Hacker News new | ask | show | jobs
by antognini 399 days ago
Once you have the matrix implementation in Step 2 (Implementation 3) it's rather straightforward to extend your N-body simulator to run on a GPU with Jax --- you can just add `import jax.numpy as jnp` and replace all the `np.`s with `jnp`s.

For a few-body system (e.g., the Solar System) this probably won't provide any speedup. But once you get to ~100 bodies you should start to see substantial speedups by running the simulator on a GPU.

2 comments

> rather straightforward

For the programmer, yes it is easy enough.

But there is a lot of complexity hidden behind that change. If you care about how your tools work that might be a problem (I'm not judging).

Oh for sure there is a ton that is going on behind the scenes when you substitute `np` --> `jnp`. But as someone who worked on gravitational dynamics a decade ago, it's really incredible that so much work has been done to make running numerical calculations on a GPU so straightforward for the programmer.

Obviously if you want maximum performance you'll probably still have to roll up your sleeves and write CUDA yourself, but there are a lot of situations where you can still get most of the benefit of using a GPU and never have to worry yourself over how to write CUDA.

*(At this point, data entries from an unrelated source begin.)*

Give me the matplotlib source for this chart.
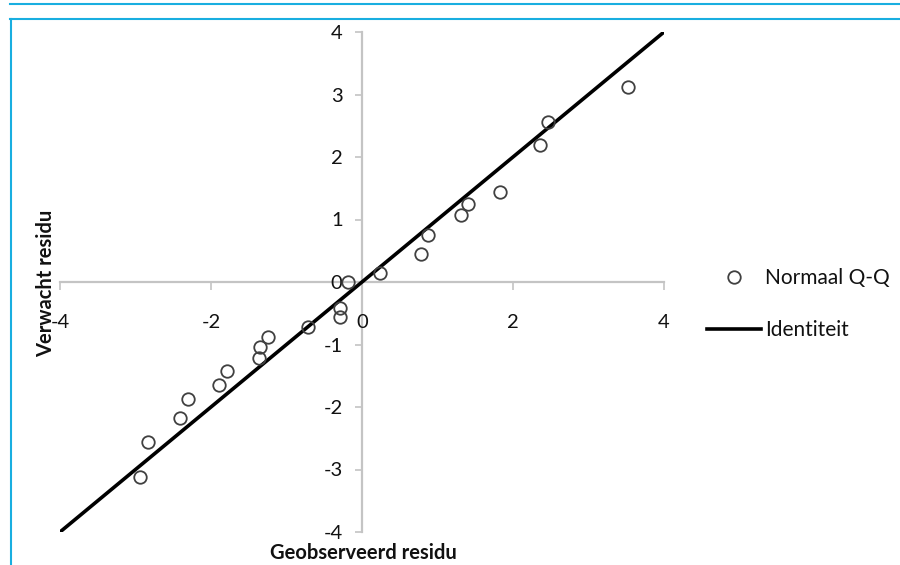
import numpy as np
import matplotlib
matplotlib.use('Agg')
import matplotlib.pyplot as plt
from matplotlib.lines import Line2D

plt.rcParams['font.family'] = ['Lato', 'DejaVu Sans']
plt.rcParams['axes.unicode_minus'] = False

obs = [3.52, 2.46, 2.36, 1.83, 1.40, 1.31, 0.87, 0.78, 0.24, -0.19, -0.29,
       -0.29, -0.72, -1.25, -1.35, -1.36, -1.79, -1.89, -2.30, -2.41, -2.83, -2.94]
exp = [3.12, 2.56, 2.19, 1.44, 1.25, 1.07, 0.75, 0.45, 0.14, 0.00, -0.42,
       -0.56, -0.72, -0.88, -1.04, -1.22, -1.42, -1.65, -1.87, -2.18, -2.56, -3.12]
ident = [-4, 4]
ticks = [-4, -2, 0, 2, 4]
yticks = [-4, -3, -2, -1, 0, 1, 2, 3, 4]

fig = plt.figure(figsize=(9, 5.65), dpi=100, facecolor='w')
ax = fig.add_axes([60/900, 33/565, 604/900, 500/565])

ax.plot(obs, exp, 'o', ms=9, mfc='none', mec='#404040', mew=1.3, label='Normaal Q-Q', zorder=3)
ax.plot(ident, ident, '-', color='k', lw=2.6, label='Identiteit', zorder=2)

ax.set_xlim(-4, 4)
ax.set_ylim(-4, 4)
ax.set_xticks(ticks)
ax.set_yticks(yticks)

for s in ['top', 'right']:
    ax.spines[s].set_visible(False)
for s in ['left', 'bottom']:
    ax.spines[s].set_position(('data', 0))
    ax.spines[s].set_color('#c4c4c4')
    ax.spines[s].set_linewidth(1.6)
    ax.spines[s].set_zorder(1)

ax.tick_params(axis='x', direction='out', length=6, width=1.2, color='#c4c4c4',
               pad=17, labelsize=14.5, labelcolor='#111111')
ax.tick_params(axis='y', direction='out', length=5, width=1.2, color='#c4c4c4',
               pad=9, labelsize=14.5, labelcolor='#111111')

fig.text(46/900, 1 - 283/565, 'Verwacht residu', rotation=90, ha='center', va='center',
         fontsize=14.5, fontweight='bold', color='#111111')
fig.text(363/900, 1 - 553/565, 'Geobserveerd residu', ha='center', va='center',
         fontsize=14.5, fontweight='bold', color='#111111')

ax.legend(loc='center left', bbox_to_anchor=(707/900, 1 - 304/565), bbox_transform=fig.transFigure,
          frameon=False, fontsize=15, handlelength=2.6, handletextpad=0.2,
          labelspacing=1.55, borderpad=0, borderaxespad=0, labelcolor='#111111')

# cyan frame lines of the original page
cyan = '#19aee0'
fig.add_artist(Line2D([10/900, 1], [1 - 4/565, 1 - 4/565], color=cyan, lw=1.5))
fig.add_artist(Line2D([10/900, 1], [1 - 19/565, 1 - 19/565], color=cyan, lw=1.5))
fig.add_artist(Line2D([11/900, 11/900], [0, 1 - 19/565], color=cyan, lw=1.5))

fig.savefig('out.png', dpi=100)
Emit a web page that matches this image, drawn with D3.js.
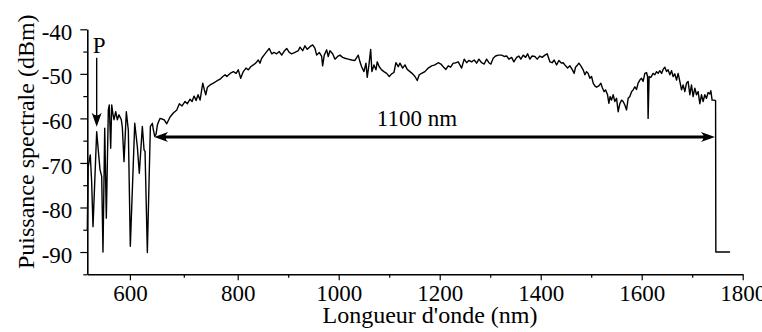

People think high-level libraries are magic fairy dust - "abstractions! abstractions! abstractions!". But there's no such thing as an abstraction in real life, only heuristics.
Not true for regular GPUs like RTX5090. They have atrocious float64 performance compared to CPU. You need a special GPU designed for scientific computations (many float64 cores)
This is confusing: GPUs seem great for scientific computations. You often want f64 for scientific computation. GPUs aren't good with f64.

I'm trying to evaluate if I can get away with f32 for GPU use for my molecular docking software. Might be OK, but I've hit cases broadly where f64 is fine, but f32 is not.

I suppose this is because the dominant uses games and AI/ML use f32, or for AI even less‽

You need cards like the A100 / H100 / H200 / B200. GPUs aren’t fundamentally worse at f64. Nvidia just makes it worse in many cards for market segmentation.